[Written request]:
Transcribe all of the material exactly. Any picture in it should be left out.

[Provided data]:
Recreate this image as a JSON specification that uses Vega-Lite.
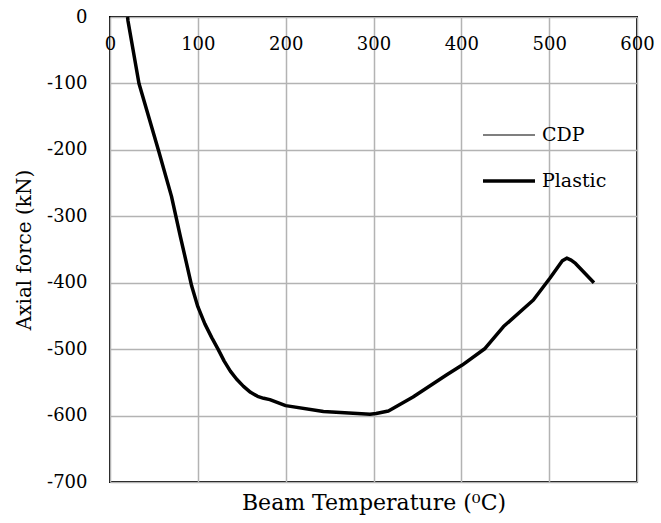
{
  "$schema": "https://vega.github.io/schema/vega-lite/v6.json",
  "autosize": "none",
  "width": 527,
  "height": 465,
  "padding": {"left": 110, "top": 17, "right": 24, "bottom": 41},
  "background": "white",
  "config": {
    "font": "DejaVu Serif",
    "view": {"stroke": "black", "strokeWidth": 2},
    "axis": {
      "grid": true,
      "gridColor": "#b3b3b3",
      "gridWidth": 1.5,
      "gridOpacity": 1,
      "ticks": false,
      "domain": false,
      "labelFont": "DejaVu Serif",
      "labelFontSize": 18,
      "labelColor": "black",
      "titleFont": "DejaVu Serif",
      "titleFontSize": 20,
      "titleFontWeight": "normal",
      "titleColor": "black"
    }
  },
  "data": {
    "values": [
      {"T": 20, "F": 0, "series": "Plastic"},
      {"T": 20.5, "F": -6, "series": "Plastic"},
      {"T": 33, "F": -100, "series": "Plastic"},
      {"T": 55, "F": -200, "series": "Plastic"},
      {"T": 70, "F": -270, "series": "Plastic"},
      {"T": 80, "F": -330, "series": "Plastic"},
      {"T": 87, "F": -370, "series": "Plastic"},
      {"T": 93, "F": -405, "series": "Plastic"},
      {"T": 100, "F": -436, "series": "Plastic"},
      {"T": 108, "F": -462, "series": "Plastic"},
      {"T": 116, "F": -483, "series": "Plastic"},
      {"T": 123, "F": -500, "series": "Plastic"},
      {"T": 130, "F": -518, "series": "Plastic"},
      {"T": 137, "F": -533, "series": "Plastic"},
      {"T": 144, "F": -545, "series": "Plastic"},
      {"T": 152, "F": -556, "series": "Plastic"},
      {"T": 160, "F": -565, "series": "Plastic"},
      {"T": 168, "F": -571, "series": "Plastic"},
      {"T": 175, "F": -574, "series": "Plastic"},
      {"T": 182, "F": -576, "series": "Plastic"},
      {"T": 200, "F": -585, "series": "Plastic"},
      {"T": 243, "F": -594, "series": "Plastic"},
      {"T": 296, "F": -598, "series": "Plastic"},
      {"T": 303, "F": -597, "series": "Plastic"},
      {"T": 317, "F": -593, "series": "Plastic"},
      {"T": 345, "F": -572, "series": "Plastic"},
      {"T": 383, "F": -539, "series": "Plastic"},
      {"T": 401, "F": -524, "series": "Plastic"},
      {"T": 427, "F": -499, "series": "Plastic"},
      {"T": 448, "F": -466, "series": "Plastic"},
      {"T": 482, "F": -426, "series": "Plastic"},
      {"T": 501, "F": -393, "series": "Plastic"},
      {"T": 515, "F": -367, "series": "Plastic"},
      {"T": 520, "F": -363, "series": "Plastic"},
      {"T": 525, "F": -366, "series": "Plastic"},
      {"T": 530, "F": -371, "series": "Plastic"},
      {"T": 551, "F": -400, "series": "Plastic"}
    ]
  },
  "mark": {"type": "line", "color": "black", "strokeJoin": "round", "strokeCap": "butt"},
  "encoding": {
    "x": {
      "field": "T",
      "type": "quantitative",
      "scale": {"domain": [0, 600], "nice": false, "zero": false},
      "axis": {
        "orient": "bottom",
        "offset": -465,
        "values": [0, 100, 200, 300, 400, 500, 600],
        "labelPadding": 18,
        "labelFlush": false,
        "labelOverlap": false,
        "title": "Beam Temperature (⁰C)",
        "titleFontSize": 22,
        "titleY": 492,
        "titleBaseline": "alphabetic"
      }
    },
    "y": {
      "field": "F",
      "type": "quantitative",
      "scale": {"domain": [-700, 0], "nice": false, "zero": false},
      "axis": {
        "values": [-700, -600, -500, -400, -300, -200, -100, 0],
        "labelExpr": "toString(datum.value)",
        "labelPadding": 23,
        "title": "Axial force (kN)",
        "titleX": -86,
        "titleBaseline": "middle"
      }
    },
    "strokeWidth": {
      "field": "series",
      "type": "nominal",
      "scale": {"domain": ["CDP", "Plastic"], "range": [1.2, 3.5]},
      "legend": {
        "orient": "none",
        "legendX": 371,
        "legendY": 91,
        "title": null,
        "padding": 0,
        "symbolType": "stroke",
        "symbolSize": 2704,
        "symbolStrokeColor": "black",
        "labelFont": "DejaVu Serif",
        "labelFontSize": 19,
        "labelColor": "black",
        "labelOffset": 5,
        "rowPadding": 8
      }
    }
  }
}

[Task response]:
Recreate this image as a JSON specification that uses Vega-Lite.
{
  "$schema": "https://vega.github.io/schema/vega-lite/v6.json",
  "autosize": "none",
  "width": 527,
  "height": 465,
  "padding": {"left": 110, "top": 17, "right": 24, "bottom": 41},
  "background": "white",
  "config": {
    "font": "DejaVu Serif",
    "view": {"stroke": "black", "strokeWidth": 2},
    "axis": {
      "grid": true,
      "gridColor": "#b3b3b3",
      "gridWidth": 1.5,
      "gridOpacity": 1,
      "ticks": false,
      "domain": false,
      "labelFont": "DejaVu Serif",
      "labelFontSize": 18,
      "labelColor": "black",
      "titleFont": "DejaVu Serif",
      "titleFontSize": 20,
      "titleFontWeight": "normal",
      "titleColor": "black"
    }
  },
  "data": {
    "values": [
      {"T": 20, "F": 0, "series": "Plastic"},
      {"T": 20.5, "F": -6, "series": "Plastic"},
      {"T": 33, "F": -100, "series": "Plastic"},
      {"T": 55, "F": -200, "series": "Plastic"},
      {"T": 70, "F": -270, "series": "Plastic"},
      {"T": 80, "F": -330, "series": "Plastic"},
      {"T": 87, "F": -370, "series": "Plastic"},
      {"T": 93, "F": -405, "series": "Plastic"},
      {"T": 100, "F": -436, "series": "Plastic"},
      {"T": 108, "F": -462, "series": "Plastic"},
      {"T": 116, "F": -483, "series": "Plastic"},
      {"T": 123, "F": -500, "series": "Plastic"},
      {"T": 130, "F": -518, "series": "Plastic"},
      {"T": 137, "F": -533, "series": "Plastic"},
      {"T": 144, "F": -545, "series": "Plastic"},
      {"T": 152, "F": -556, "series": "Plastic"},
      {"T": 160, "F": -565, "series": "Plastic"},
      {"T": 168, "F": -571, "series": "Plastic"},
      {"T": 175, "F": -574, "series": "Plastic"},
      {"T": 182, "F": -576, "series": "Plastic"},
      {"T": 200, "F": -585, "series": "Plastic"},
      {"T": 243, "F": -594, "series": "Plastic"},
      {"T": 296, "F": -598, "series": "Plastic"},
      {"T": 303, "F": -597, "series": "Plastic"},
      {"T": 317, "F": -593, "series": "Plastic"},
      {"T": 345, "F": -572, "series": "Plastic"},
      {"T": 383, "F": -539, "series": "Plastic"},
      {"T": 401, "F": -524, "series": "Plastic"},
      {"T": 427, "F": -499, "series": "Plastic"},
      {"T": 448, "F": -466, "series": "Plastic"},
      {"T": 482, "F": -426, "series": "Plastic"},
      {"T": 501, "F": -393, "series": "Plastic"},
      {"T": 515, "F": -367, "series": "Plastic"},
      {"T": 520, "F": -363, "series": "Plastic"},
      {"T": 525, "F": -366, "series": "Plastic"},
      {"T": 530, "F": -371, "series": "Plastic"},
      {"T": 551, "F": -400, "series": "Plastic"}
    ]
  },
  "mark": {"type": "line", "color": "black", "strokeJoin": "round", "strokeCap": "butt"},
  "encoding": {
    "x": {
      "field": "T",
      "type": "quantitative",
      "scale": {"domain": [0, 600], "nice": false, "zero": false},
      "axis": {
        "orient": "bottom",
        "offset": -465,
        "values": [0, 100, 200, 300, 400, 500, 600],
        "labelPadding": 18,
        "labelFlush": false,
        "labelOverlap": false,
        "title": "Beam Temperature (⁰C)",
        "titleFontSize": 22,
        "titleY": 492,
        "titleBaseline": "alphabetic"
      }
    },
    "y": {
      "field": "F",
      "type": "quantitative",
      "scale": {"domain": [-700, 0], "nice": false, "zero": false},
      "axis": {
        "values": [-700, -600, -500, -400, -300, -200, -100, 0],
        "labelExpr": "toString(datum.value)",
        "labelPadding": 23,
        "title": "Axial force (kN)",
        "titleX": -86,
        "titleBaseline": "middle"
      }
    },
    "strokeWidth": {
      "field": "series",
      "type": "nominal",
      "scale": {"domain": ["CDP", "Plastic"], "range": [1.2, 3.5]},
      "legend": {
        "orient": "none",
        "legendX": 371,
        "legendY": 91,
        "title": null,
        "padding": 0,
        "symbolType": "stroke",
        "symbolSize": 2704,
        "symbolStrokeColor": "black",
        "labelFont": "DejaVu Serif",
        "labelFontSize": 19,
        "labelColor": "black",
        "labelOffset": 5,
        "rowPadding": 8
      }
    }
  }
}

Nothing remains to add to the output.